Just about any experiment that can teach children about air pressure is safe to perform. Below are 2 of them:

Why is the water floating?

Get a playing card or similar card, one that fits over the top of a small glass.

Fill the glass to the very top with water.

Put the card over the water.

Turn the glass upside down, with the card on it. The air pressure should hold the card onto the upside-down glass. If you have filled the glass to the top, then there should be no air in the full glass.

The pressure of the air is greater than the pressure of the water.

Is the water even liquid?

Get an empty bottle of Clorox; rinse it out well. Do not throw out the cap.

Close to the bottom, on the side of the bottle make a hole that is large enough for the end of a pencil.

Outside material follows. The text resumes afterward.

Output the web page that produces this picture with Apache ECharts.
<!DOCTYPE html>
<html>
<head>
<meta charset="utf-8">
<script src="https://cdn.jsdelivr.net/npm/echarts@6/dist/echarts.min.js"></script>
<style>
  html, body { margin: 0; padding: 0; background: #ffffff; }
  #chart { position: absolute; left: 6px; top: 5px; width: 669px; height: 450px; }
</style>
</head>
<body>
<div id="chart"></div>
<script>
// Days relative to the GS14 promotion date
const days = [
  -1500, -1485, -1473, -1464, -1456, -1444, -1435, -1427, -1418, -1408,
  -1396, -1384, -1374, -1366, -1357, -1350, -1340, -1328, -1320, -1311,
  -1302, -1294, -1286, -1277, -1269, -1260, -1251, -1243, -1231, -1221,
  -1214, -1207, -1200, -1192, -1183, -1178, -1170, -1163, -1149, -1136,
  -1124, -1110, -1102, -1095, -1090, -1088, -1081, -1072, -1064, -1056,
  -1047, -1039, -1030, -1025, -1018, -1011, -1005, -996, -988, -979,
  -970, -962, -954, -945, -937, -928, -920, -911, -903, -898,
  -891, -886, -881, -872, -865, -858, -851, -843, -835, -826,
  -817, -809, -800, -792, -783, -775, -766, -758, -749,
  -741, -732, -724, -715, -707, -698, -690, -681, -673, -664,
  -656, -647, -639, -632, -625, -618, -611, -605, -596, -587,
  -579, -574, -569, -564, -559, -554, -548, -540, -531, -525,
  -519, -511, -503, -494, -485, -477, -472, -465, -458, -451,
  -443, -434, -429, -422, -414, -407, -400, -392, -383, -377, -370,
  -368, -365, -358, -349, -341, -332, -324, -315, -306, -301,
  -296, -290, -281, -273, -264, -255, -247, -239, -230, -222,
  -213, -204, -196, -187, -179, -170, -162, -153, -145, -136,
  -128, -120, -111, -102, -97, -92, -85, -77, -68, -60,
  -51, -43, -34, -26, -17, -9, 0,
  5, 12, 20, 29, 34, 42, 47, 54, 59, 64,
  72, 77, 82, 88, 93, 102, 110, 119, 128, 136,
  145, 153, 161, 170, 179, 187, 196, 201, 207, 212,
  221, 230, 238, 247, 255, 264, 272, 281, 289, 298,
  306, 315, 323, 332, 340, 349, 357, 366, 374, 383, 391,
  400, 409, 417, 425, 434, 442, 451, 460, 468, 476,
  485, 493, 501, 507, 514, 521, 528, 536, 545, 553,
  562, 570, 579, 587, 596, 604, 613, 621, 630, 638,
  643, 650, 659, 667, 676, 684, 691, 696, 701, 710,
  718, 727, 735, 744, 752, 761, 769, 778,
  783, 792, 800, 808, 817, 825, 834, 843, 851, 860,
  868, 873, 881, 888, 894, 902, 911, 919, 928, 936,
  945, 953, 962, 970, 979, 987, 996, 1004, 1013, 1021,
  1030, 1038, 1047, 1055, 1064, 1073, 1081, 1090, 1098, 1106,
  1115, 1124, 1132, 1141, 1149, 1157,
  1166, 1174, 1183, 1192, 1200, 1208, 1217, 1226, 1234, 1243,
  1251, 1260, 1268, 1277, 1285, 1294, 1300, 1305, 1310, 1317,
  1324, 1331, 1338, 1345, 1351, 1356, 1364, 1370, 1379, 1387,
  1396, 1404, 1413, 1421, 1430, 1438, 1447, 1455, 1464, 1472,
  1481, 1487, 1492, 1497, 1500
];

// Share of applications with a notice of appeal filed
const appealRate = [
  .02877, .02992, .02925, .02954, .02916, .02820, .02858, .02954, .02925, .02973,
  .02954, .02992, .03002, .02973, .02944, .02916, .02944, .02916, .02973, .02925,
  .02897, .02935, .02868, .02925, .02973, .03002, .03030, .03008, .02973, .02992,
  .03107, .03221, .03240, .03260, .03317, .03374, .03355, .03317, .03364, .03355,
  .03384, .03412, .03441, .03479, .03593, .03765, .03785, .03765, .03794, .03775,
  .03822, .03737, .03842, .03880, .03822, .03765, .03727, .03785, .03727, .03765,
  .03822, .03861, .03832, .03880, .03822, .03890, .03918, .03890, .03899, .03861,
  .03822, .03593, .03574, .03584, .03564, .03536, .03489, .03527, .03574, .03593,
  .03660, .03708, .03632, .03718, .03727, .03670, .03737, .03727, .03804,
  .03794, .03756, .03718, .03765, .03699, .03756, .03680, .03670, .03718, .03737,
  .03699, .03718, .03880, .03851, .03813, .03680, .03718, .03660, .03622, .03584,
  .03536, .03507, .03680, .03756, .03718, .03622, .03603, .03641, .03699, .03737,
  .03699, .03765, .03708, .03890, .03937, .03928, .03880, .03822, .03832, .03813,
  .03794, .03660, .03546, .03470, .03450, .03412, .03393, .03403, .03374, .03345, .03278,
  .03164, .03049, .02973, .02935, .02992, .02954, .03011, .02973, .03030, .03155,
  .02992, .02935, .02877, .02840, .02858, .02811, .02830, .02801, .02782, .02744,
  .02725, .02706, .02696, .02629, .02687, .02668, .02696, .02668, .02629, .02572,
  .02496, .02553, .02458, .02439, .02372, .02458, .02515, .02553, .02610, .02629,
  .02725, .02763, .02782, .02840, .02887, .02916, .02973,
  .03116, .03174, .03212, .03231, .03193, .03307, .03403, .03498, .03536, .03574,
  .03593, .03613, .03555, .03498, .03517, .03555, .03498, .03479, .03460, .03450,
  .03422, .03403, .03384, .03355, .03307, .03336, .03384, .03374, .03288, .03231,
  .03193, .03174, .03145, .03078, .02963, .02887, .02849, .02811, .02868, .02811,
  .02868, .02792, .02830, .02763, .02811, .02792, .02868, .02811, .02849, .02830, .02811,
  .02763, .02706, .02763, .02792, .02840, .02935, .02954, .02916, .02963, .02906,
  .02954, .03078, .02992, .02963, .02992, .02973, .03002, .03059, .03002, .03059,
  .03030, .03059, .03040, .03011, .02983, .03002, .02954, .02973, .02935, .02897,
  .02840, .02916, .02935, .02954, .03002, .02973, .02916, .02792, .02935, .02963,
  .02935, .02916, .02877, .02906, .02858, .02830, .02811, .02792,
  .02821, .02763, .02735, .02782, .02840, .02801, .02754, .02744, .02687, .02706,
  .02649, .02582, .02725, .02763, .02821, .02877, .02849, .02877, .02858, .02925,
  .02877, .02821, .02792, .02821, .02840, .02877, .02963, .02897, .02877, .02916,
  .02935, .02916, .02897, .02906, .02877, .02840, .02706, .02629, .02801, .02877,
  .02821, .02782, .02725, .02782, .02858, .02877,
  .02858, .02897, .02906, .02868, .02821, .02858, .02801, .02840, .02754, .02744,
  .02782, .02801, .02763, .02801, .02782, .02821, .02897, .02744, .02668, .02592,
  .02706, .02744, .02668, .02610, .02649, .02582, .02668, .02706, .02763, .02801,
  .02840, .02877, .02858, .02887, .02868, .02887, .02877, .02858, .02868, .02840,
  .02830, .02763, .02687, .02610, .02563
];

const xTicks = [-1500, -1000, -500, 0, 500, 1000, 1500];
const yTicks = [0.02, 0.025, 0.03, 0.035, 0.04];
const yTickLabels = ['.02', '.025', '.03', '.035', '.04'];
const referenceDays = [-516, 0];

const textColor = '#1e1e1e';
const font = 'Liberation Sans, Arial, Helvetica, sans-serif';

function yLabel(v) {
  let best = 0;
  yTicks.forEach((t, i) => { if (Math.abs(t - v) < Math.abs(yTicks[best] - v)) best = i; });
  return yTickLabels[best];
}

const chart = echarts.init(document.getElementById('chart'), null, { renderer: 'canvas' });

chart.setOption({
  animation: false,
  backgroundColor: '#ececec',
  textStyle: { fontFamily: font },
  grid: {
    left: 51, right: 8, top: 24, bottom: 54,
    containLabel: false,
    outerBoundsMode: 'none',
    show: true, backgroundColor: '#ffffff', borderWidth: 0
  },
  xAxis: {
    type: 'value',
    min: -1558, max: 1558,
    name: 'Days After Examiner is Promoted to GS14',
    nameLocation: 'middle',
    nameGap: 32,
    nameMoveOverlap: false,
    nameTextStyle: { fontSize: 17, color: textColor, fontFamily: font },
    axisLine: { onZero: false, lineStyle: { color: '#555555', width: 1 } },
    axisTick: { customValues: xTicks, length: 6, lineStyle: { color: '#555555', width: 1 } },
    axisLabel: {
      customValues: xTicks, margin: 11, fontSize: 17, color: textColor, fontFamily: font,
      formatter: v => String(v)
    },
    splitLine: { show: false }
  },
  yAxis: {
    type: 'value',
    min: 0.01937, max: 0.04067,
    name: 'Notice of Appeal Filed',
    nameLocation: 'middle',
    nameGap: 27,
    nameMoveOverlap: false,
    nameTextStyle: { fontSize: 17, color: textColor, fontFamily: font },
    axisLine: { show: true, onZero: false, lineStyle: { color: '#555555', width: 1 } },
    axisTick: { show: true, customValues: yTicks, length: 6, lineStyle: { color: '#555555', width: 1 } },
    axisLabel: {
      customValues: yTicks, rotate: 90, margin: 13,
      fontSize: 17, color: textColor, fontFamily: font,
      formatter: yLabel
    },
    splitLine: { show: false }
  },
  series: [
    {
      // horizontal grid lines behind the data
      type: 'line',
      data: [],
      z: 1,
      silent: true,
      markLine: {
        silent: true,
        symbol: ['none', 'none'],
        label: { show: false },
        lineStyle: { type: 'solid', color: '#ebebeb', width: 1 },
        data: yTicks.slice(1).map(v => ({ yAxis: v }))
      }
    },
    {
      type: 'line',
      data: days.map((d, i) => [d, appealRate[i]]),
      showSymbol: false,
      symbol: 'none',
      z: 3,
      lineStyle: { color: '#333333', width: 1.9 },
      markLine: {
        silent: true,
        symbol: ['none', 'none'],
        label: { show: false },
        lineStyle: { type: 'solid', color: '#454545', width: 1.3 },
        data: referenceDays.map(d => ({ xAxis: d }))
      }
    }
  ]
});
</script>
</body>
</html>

Put a small pencil in that hole. Fill the bottle to the very top and close it tightly with the cap.

Working over a sink or bucket, pull the pencil out of the hole.

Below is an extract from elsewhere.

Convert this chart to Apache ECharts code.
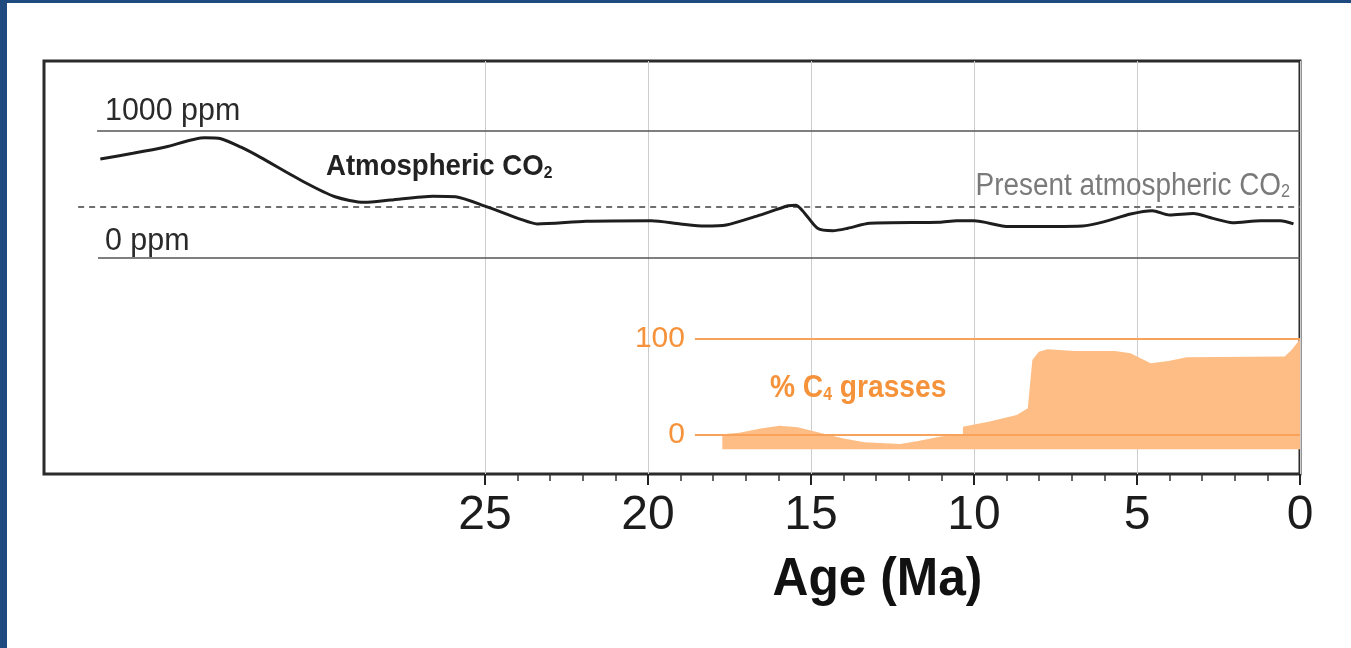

The water should stay inside the bottle. The air pressure should keep it from pouring out of the hole.

Are these beans magic?

Here is one other small experiment. It teaches a fact of botany, the study of plants.

Get a small plastic bag and a few dry beans.

Put a damp paper towel or tissue inside the bag, along with the beans.

Close the bag and hang it up somewhere. See what happens.

The beans should sprout.  One sprout should grow downward, as though it were a root. One should grown upward.

Now turn the bag so that the side that was at the bottom is on the top. Again watch what happens.

Slowly the shoots that were growing one way should start to turn around and grow in the opposite direction. Plants detect the force of gravity, and it tells the plant which sprouts should grow down into the soil and which one should grow up towards the surface above the earth.